**To be done**.
Copy the first line of the material below and every later line through the line containing "(serverT) at (1305,53)", without any other output.

Records excerpted from a collection:
***
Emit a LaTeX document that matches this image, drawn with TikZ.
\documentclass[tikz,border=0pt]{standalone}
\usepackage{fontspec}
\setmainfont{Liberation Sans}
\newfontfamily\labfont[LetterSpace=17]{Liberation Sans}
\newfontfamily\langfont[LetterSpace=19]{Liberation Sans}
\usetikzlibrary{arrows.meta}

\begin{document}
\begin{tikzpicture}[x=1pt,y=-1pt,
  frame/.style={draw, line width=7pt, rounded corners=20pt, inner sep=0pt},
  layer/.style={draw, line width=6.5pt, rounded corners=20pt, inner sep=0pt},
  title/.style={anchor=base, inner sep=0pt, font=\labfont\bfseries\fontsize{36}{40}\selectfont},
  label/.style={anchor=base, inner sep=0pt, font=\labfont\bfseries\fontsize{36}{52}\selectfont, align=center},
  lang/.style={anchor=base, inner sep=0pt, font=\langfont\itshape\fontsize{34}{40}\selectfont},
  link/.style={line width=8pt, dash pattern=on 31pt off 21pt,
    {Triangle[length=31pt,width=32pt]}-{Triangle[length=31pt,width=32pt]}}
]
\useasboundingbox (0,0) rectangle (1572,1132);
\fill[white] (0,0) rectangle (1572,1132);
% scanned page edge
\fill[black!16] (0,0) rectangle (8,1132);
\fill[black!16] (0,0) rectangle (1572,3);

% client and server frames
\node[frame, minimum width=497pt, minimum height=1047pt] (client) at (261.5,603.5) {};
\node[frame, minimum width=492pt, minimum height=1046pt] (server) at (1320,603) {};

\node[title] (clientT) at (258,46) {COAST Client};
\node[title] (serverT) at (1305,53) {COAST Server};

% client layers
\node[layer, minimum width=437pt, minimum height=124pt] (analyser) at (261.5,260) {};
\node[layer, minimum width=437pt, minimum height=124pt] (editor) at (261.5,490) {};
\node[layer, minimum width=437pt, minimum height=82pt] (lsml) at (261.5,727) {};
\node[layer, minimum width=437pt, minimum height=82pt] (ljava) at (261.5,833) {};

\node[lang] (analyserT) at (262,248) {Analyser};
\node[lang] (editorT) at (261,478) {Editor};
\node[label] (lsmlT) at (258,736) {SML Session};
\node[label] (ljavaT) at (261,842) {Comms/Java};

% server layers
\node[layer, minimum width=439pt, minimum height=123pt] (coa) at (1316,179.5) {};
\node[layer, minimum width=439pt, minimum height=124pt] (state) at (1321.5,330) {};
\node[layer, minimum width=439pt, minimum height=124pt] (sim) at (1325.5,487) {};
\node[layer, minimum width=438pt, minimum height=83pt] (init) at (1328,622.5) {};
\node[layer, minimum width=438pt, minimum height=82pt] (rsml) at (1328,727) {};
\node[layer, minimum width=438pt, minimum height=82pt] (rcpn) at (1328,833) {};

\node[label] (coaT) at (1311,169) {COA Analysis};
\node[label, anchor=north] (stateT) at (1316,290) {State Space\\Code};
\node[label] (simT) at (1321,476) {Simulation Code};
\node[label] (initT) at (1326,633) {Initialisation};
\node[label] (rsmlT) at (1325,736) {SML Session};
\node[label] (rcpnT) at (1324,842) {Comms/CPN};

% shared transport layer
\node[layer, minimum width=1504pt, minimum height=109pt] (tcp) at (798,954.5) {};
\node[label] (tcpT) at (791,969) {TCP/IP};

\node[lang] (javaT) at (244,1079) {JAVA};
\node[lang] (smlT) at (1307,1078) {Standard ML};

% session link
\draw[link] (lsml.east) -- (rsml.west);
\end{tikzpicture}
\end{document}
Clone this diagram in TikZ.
***
**Completed task**.
Emit a LaTeX document that matches this image, drawn with TikZ.
\documentclass[tikz,border=0pt]{standalone}
\usepackage{fontspec}
\setmainfont{Liberation Sans}
\newfontfamily\labfont[LetterSpace=17]{Liberation Sans}
\newfontfamily\langfont[LetterSpace=19]{Liberation Sans}
\usetikzlibrary{arrows.meta}

\begin{document}
\begin{tikzpicture}[x=1pt,y=-1pt,
  frame/.style={draw, line width=7pt, rounded corners=20pt, inner sep=0pt},
  layer/.style={draw, line width=6.5pt, rounded corners=20pt, inner sep=0pt},
  title/.style={anchor=base, inner sep=0pt, font=\labfont\bfseries\fontsize{36}{40}\selectfont},
  label/.style={anchor=base, inner sep=0pt, font=\labfont\bfseries\fontsize{36}{52}\selectfont, align=center},
  lang/.style={anchor=base, inner sep=0pt, font=\langfont\itshape\fontsize{34}{40}\selectfont},
  link/.style={line width=8pt, dash pattern=on 31pt off 21pt,
    {Triangle[length=31pt,width=32pt]}-{Triangle[length=31pt,width=32pt]}}
]
\useasboundingbox (0,0) rectangle (1572,1132);
\fill[white] (0,0) rectangle (1572,1132);
% scanned page edge
\fill[black!16] (0,0) rectangle (8,1132);
\fill[black!16] (0,0) rectangle (1572,3);

% client and server frames
\node[frame, minimum width=497pt, minimum height=1047pt] (client) at (261.5,603.5) {};
\node[frame, minimum width=492pt, minimum height=1046pt] (server) at (1320,603) {};

\node[title] (clientT) at (258,46) {COAST Client};
\node[title] (serverT) at (1305,53) {COAST Server};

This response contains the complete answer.